Data supplied:
━━━

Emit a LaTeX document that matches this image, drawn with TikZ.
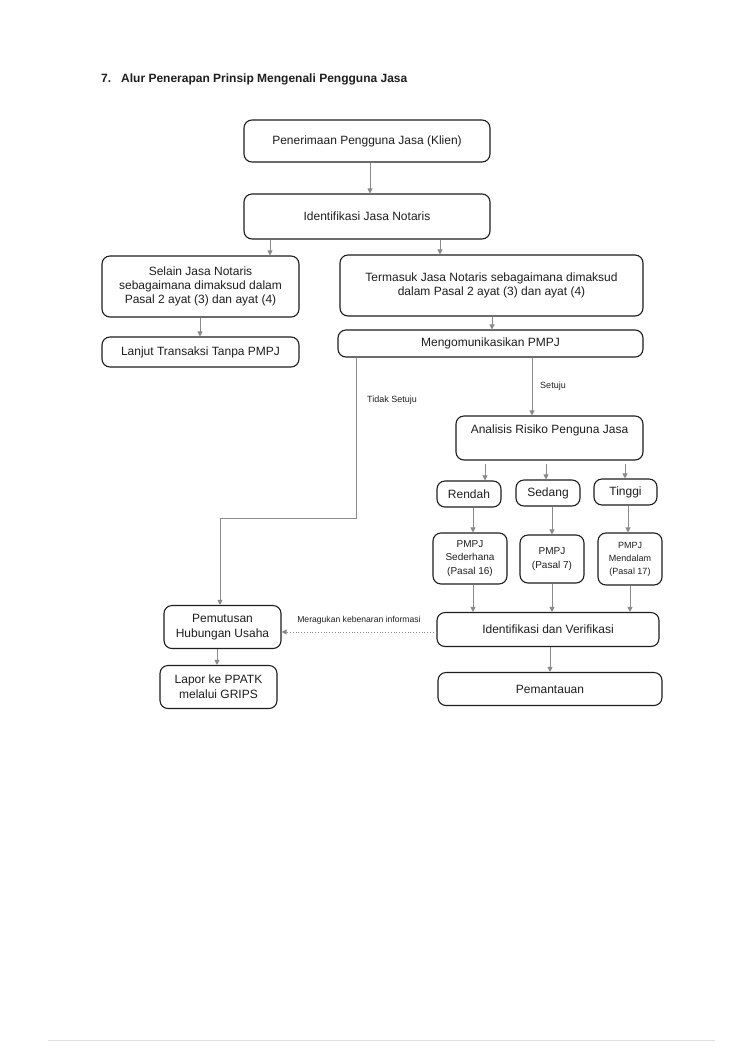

━━━

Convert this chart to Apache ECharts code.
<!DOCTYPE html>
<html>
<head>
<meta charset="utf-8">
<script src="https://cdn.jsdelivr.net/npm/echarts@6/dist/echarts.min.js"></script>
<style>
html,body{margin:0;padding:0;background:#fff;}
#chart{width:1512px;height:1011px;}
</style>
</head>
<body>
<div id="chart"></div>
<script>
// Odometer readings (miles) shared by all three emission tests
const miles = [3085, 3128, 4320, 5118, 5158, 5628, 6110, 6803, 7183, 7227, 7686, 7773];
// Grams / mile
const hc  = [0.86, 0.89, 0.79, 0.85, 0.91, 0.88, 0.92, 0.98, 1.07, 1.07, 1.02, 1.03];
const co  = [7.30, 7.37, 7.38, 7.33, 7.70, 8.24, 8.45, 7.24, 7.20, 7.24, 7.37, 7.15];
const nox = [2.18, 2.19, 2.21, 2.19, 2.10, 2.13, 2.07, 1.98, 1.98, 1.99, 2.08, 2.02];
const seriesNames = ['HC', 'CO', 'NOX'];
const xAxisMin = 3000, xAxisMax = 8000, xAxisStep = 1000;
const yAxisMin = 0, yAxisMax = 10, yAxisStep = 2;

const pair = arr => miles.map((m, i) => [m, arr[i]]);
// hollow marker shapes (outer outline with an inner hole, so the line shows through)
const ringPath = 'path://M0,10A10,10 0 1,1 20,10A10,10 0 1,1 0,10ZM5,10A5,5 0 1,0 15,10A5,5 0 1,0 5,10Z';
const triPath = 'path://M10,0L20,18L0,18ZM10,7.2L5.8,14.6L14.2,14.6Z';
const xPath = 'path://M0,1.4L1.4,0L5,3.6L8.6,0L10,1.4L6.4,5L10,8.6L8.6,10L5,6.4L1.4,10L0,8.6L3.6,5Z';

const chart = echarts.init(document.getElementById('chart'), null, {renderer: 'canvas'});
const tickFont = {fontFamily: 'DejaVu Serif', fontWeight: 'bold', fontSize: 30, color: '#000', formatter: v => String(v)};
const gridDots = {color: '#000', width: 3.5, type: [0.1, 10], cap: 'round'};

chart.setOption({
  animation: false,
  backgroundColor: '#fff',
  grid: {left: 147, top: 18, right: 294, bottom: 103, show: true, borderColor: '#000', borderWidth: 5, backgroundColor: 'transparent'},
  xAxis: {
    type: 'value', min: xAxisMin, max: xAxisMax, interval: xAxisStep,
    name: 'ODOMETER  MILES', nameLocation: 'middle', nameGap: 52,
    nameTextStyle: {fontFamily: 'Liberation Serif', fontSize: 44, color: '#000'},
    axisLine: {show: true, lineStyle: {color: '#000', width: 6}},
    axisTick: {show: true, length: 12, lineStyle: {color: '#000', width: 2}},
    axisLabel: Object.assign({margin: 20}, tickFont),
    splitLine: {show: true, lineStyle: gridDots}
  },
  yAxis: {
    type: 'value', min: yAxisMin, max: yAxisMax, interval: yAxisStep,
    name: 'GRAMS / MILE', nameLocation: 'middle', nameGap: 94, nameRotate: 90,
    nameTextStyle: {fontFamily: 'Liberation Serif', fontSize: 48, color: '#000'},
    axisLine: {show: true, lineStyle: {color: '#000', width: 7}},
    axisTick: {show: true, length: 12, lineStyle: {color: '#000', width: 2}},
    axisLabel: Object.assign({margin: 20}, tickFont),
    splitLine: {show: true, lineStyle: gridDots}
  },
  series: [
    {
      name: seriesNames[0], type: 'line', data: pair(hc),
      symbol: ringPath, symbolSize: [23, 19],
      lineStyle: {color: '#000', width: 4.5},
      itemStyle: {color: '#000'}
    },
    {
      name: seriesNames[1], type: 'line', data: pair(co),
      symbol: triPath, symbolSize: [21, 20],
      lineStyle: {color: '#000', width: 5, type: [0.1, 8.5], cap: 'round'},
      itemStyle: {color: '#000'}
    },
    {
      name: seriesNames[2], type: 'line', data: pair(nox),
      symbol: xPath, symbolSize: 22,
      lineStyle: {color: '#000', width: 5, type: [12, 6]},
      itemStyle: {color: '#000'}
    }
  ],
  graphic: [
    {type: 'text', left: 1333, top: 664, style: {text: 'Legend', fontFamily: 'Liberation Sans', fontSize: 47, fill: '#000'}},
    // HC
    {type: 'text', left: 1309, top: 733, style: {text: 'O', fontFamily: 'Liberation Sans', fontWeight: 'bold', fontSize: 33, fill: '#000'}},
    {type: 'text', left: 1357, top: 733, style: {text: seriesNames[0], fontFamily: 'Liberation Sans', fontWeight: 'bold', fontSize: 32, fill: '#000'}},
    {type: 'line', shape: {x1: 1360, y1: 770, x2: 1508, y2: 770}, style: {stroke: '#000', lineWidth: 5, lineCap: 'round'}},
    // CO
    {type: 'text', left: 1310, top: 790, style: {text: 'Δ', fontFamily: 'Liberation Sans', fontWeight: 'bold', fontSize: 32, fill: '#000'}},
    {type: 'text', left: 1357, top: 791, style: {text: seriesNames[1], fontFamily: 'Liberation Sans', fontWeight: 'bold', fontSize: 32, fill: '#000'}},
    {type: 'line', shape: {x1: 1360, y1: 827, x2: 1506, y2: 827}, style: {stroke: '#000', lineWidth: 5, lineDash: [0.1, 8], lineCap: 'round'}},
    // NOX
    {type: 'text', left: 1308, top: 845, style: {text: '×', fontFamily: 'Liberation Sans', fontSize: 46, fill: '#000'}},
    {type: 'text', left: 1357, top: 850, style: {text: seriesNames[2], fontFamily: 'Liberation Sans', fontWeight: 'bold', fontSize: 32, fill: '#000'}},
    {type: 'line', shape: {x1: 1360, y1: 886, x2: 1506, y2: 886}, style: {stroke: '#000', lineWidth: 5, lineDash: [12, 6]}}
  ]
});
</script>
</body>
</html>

━━━

Task details: Search the entries for the word "with" and copy every line that has it.

Output for this exercise:
Emit a LaTeX document that matches this image, drawn with TikZ.
// hollow marker shapes (outer outline with an inner hole, so the line shows through)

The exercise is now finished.